The taxpayers of Cherokee have already been left holding the bag on deals structured like Cherokee Charter’s. For example, our officeholders’ failure to include basic financial protections cost us more than $18 million on the Bobo recycling deal.

Lyn Carden, board chair of Cherokee Charter, does not appreciate how much free money taxpayers have actually given to Cherokee Charter. The value exceeds $1 million when you factor in the interest that a normal, unsubsidized business would have to pay on $620,000 (the startup capital that Carden concedes Cherokee Charter received from taxpayers).

I made that point during conversations with Michael Geist, a Cherokee school board member with children attending Cherokee Charter, as well as Danny Duke, treasurer/founder of the school, a former banker and Cherokee Charter board member.
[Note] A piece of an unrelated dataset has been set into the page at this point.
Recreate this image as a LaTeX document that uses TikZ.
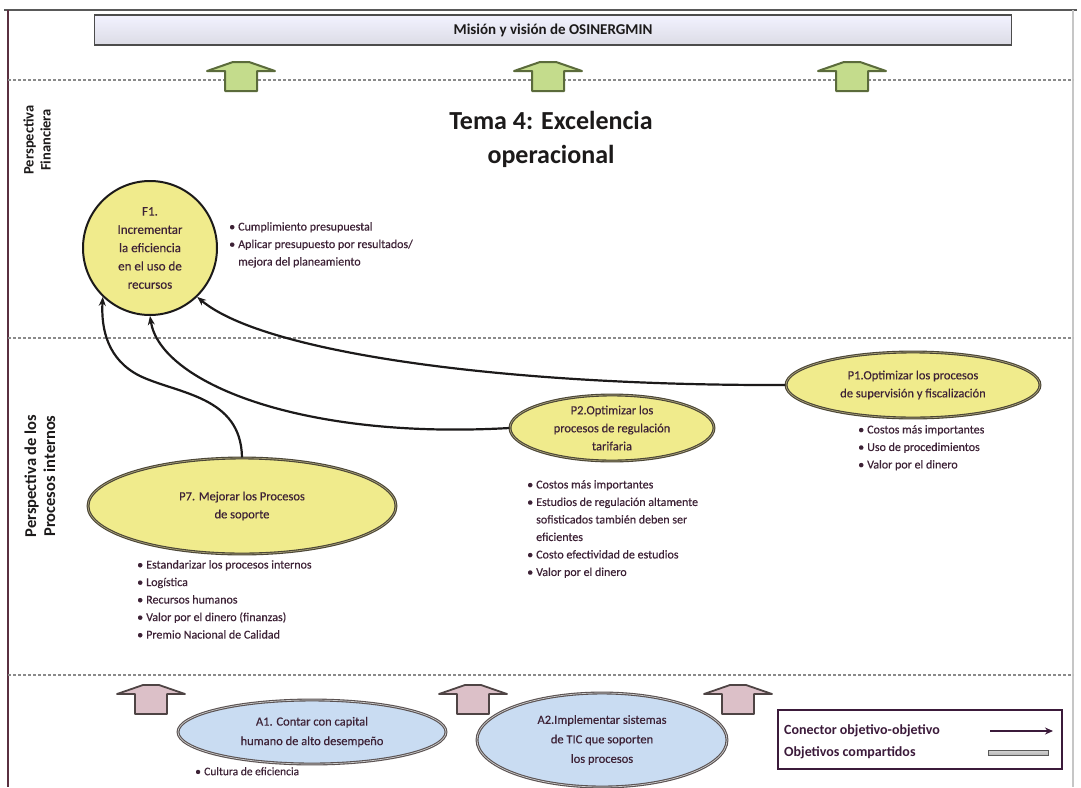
\documentclass[tikz,border=0pt]{standalone}
\usepackage{fontspec}
\setmainfont{Carlito}
\newfontfamily\semib[FakeBold=0.35]{Carlito}
\usetikzlibrary{shapes.geometric,arrows.meta}

\definecolor{txt}{HTML}{3D2236}
\definecolor{ink}{HTML}{1C1A1A}
\definecolor{goalfill}{HTML}{F0EB8C}
\definecolor{goalline}{HTML}{4A4535}
\definecolor{goalinner}{HTML}{A8A07A}
\definecolor{basefill}{HTML}{C9DCF2}
\definecolor{baseline}{HTML}{5A5252}
\definecolor{upgreen}{HTML}{C4DC8C}
\definecolor{upgreenline}{HTML}{5B6B3B}
\definecolor{uppink}{HTML}{DCC0C8}
\definecolor{uppinkline}{HTML}{4E4444}
\definecolor{sepgray}{HTML}{8A8A8A}
\definecolor{framered}{HTML}{5A3040}
\definecolor{legendink}{HTML}{3B1A3A}

\newcommand\bul{\makebox[9pt][l]{\textbullet}}
\newcommand\ind{\hspace*{9pt}}

\tikzset{
  blockup/.pic={
    \path[pic actions] (-16,29) -- (-16,9) -- (-34,9) -- (-8,0) -- (8,0)
      -- (34,9) -- (16,9) -- (16,29) -- cycle;
  },
  greenup/.style={draw=upgreenline, fill=upgreen, line width=2, line join=round},
  pinkup/.style={draw=uppinkline, fill=uppink, line width=1.8, line join=round},
  sepline/.style={draw=sepgray, line width=1.4, dash pattern=on 3pt off 2pt},
  goal/.style={ellipse, draw=goalline, double=goalinner, double distance=0.7pt,
    line width=1.1pt, fill=goalfill, inner sep=0pt, align=center, text=txt,
    font=\fontsize{12.5}{18}\semib},
  base/.style={ellipse, draw=baseline, double=gray!40, double distance=0.7pt,
    line width=1.1pt, fill=basefill, inner sep=0pt, align=center, text=txt,
    font=\fontsize{12.5}{19.5}\semib},
  notes/.style={anchor=north west, align=left, text=txt, inner sep=0pt,
    font=\fontsize{12}{17.5}\semib},
  persp/.style={rotate=90, align=center, text=ink,
    font=\fontsize{14.5}{17}\selectfont\bfseries},
  link/.style={draw=ink, line width=2.2pt, -{Stealth[length=9pt,width=7pt]}},
}

\begin{document}
\begin{tikzpicture}[x=1pt,y=-1pt]
\useasboundingbox (0,0) rectangle (1081,787);
\fill[white] (0,0) rectangle (1081,787);

% frame
\draw[gray!70!black, line width=2.5] (4,10) -- (1077,10);
\draw[gray!45, line width=2] (1073,10) -- (1073,787);
\draw[framered, line width=2.5] (8,10) -- (8,787);

% mission banner
\node[draw=gray!60!black, line width=1.2, top color=blue!5, bottom color=blue!16!gray!24,
      minimum width=917, minimum height=30, inner sep=0pt,
      font=\fontsize{15}{18}\selectfont\bfseries, text=ink] (mision) at (553,30)
      {Misión y visión de OSINERGMIN};

% perspective separators
\draw[sepline] (8,80) -- (1073,80);
\draw[sepline] (8,338) -- (1073,338);
\draw[sepline] (8,675) -- (1073,675);

% arrows up to the mission
\foreach \cx in {241,548,852} \pic[greenup] at (\cx,62) {blockup};
% arrows up from the learning objectives
\foreach \cx in {151,473,738} \pic[pinkup] at (\cx,685) {blockup};

% perspective labels
\node[persp] (pfin) at (37,140) {Perspectiva\\Financiera};
\node[persp, font=\fontsize{16.5}{19}\selectfont\bfseries] (pint) at (40,476)
  {Perspectiva de los\\Procesos internos};

% theme title
\node[align=center, text=ink, font=\fontsize{26}{34}\selectfont\bfseries] (tema) at (551,139)
  {Tema 4: Excelencia\\operacional};

% financial objective
\node[circle, draw=ink, line width=2, fill=goalfill, minimum size=134, inner sep=0pt,
      align=center, text=txt, font=\fontsize{13}{18.3}\semib] (F1) at (150,248)
  {F1.\\Incrementar\\la eficiencia\\en el uso de\\recursos};
\node[notes] (F1n) at (229,222)
  {\bul Cumplimiento presupuestal\\
   \bul Aplicar presupuesto por resultados/\\
   \ind mejora del planeamiento};

% internal process objectives
\node[goal, minimum width=254, minimum height=66] (P1) at (913,385)
  {P1.Optimizar los procesos\\de supervisión y fiscalización};
\node[notes] (P1n) at (858,425)
  {\bul Costos más importantes\\
   \bul Uso de procedimientos\\
   \bul Valor por el dinero};

\node[goal, minimum width=204, minimum height=66] (P2) at (612,428)
  {P2.Optimizar los\\procesos de regulación\\tarifaria};
\node[notes] (P2n) at (527,480)
  {\bul Costos más importantes\\
   \bul Estudios de regulación  altamente\\
   \ind sofisticados también deben ser\\
   \ind eficientes\\
   \bul Costo efectividad de estudios\\
   \bul Valor por el dinero};

\node[goal, minimum width=308, minimum height=96] (P7) at (242,506)
  {P7. Mejorar los Procesos\\de soporte};
\node[notes] (P7n) at (137,560)
  {\bul Estandarizar  los procesos internos\\
   \bul Logística\\
   \bul Recursos humanos\\
   \bul Valor por el dinero (finanzas)\\
   \bul Premio Nacional  de Calidad};

% learning objectives
\node[base, minimum width=268, minimum height=64] (A1) at (312,732)
  {A1. Contar con capital\\humano de alto desempeño};
\node[notes, font=\fontsize{11.5}{14}\semib] (A1n) at (195,767) {\bul Cultura de eficiencia};

\node[base, minimum width=250, minimum height=94] (A2) at (602,740)
  {A2.Implementar sistemas\\de TIC que soporten\\los procesos};

% objective-to-objective connectors
\draw[link] (P1.west) .. controls (500,386) and (262,352) .. (F1.314);
\draw[link] (P2.west) .. controls (300,440) and (160,382) .. (F1.south);
\draw[link] (P7.north) .. controls (241,396) and (178,394) .. (140,376)
  .. controls (108,360) and (101,330) .. (F1.226);

% legend
\node[draw=legendink, line width=2, minimum width=284, minimum height=59, inner sep=0pt]
  (legend) at (920,739) {};
\node[anchor=west, text=legendink, inner sep=0pt, font=\fontsize{14}{17}\selectfont\bfseries]
  (lg1) at (784,731) {Conector objetivo-objetivo};
\node[anchor=west, text=legendink, inner sep=0pt, font=\fontsize{14}{17}\selectfont\bfseries]
  (lg2) at (784,753) {Objetivos compartidos};
\coordinate (lgA) at (990,731);
\coordinate (lgB) at (1053,731);
\draw[draw=legendink, line width=2, -{Stealth[length=8pt,width=7pt]}] (lgA) -- (lgB);
\node[draw=gray!70!black, line width=0.8, top color=gray!35, bottom color=gray!60,
      minimum width=60, minimum height=5, inner sep=0pt] (lgbar) at (1018,753) {};
\end{tikzpicture}
\end{document}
Neither disagreed the value to Cherokee Charter of the taxpayer-provided startup capital far exceeded $620,000. (Incidentally, Carden concedes they used the money to buy books, desks, and other equipment, which are clearly startup expenses.)

Carden also acknowledges Charter USA ( privately owned operating company) put up about $1 million as a tax-deductible “donation” to Cherokee Charter to get a management contract that pays them roughly the same amount each and every year.

This is a very lopsided, easy-to-understand deal: Charter USA got a contract that pays it close to $1 million a year in exchange for an up-front donation of about $ 1million — and got taxpayers to contribute to their startup costs to boot!

But wait, there’s more! If Cherokee Charter goes broke and closes during a school year, they do not have to repay the free startup money. And, because the terms of this sweetheart deal don’t require common financial protections (such as a bond guaranteeing that they stay open for the entire school year), Cherokee schools would have to accommodate a sudden influx of over 1,000 former Cherokee Charter students.

Sadly, this is not a long shot scenario: Charter USA has already had schools go out of business and Cherokee Charter’s finances have recently received negative press.

Finally, Carden refuses to share a copy of the management contract for Cherokee Charter has with Charter USA. I have repeatedly asked, verbally and in writing, for Carden to let their financial backers (i.e. taxpayers) see that contract. We have already been burned by these horribly crafted, taxpayer-subsidized deals. It’s our money. Let us see the contract.

I would be happy to openly debate Carden regarding these issues. Nobody, especially me, is “demonizing” profits — just crony capitalism.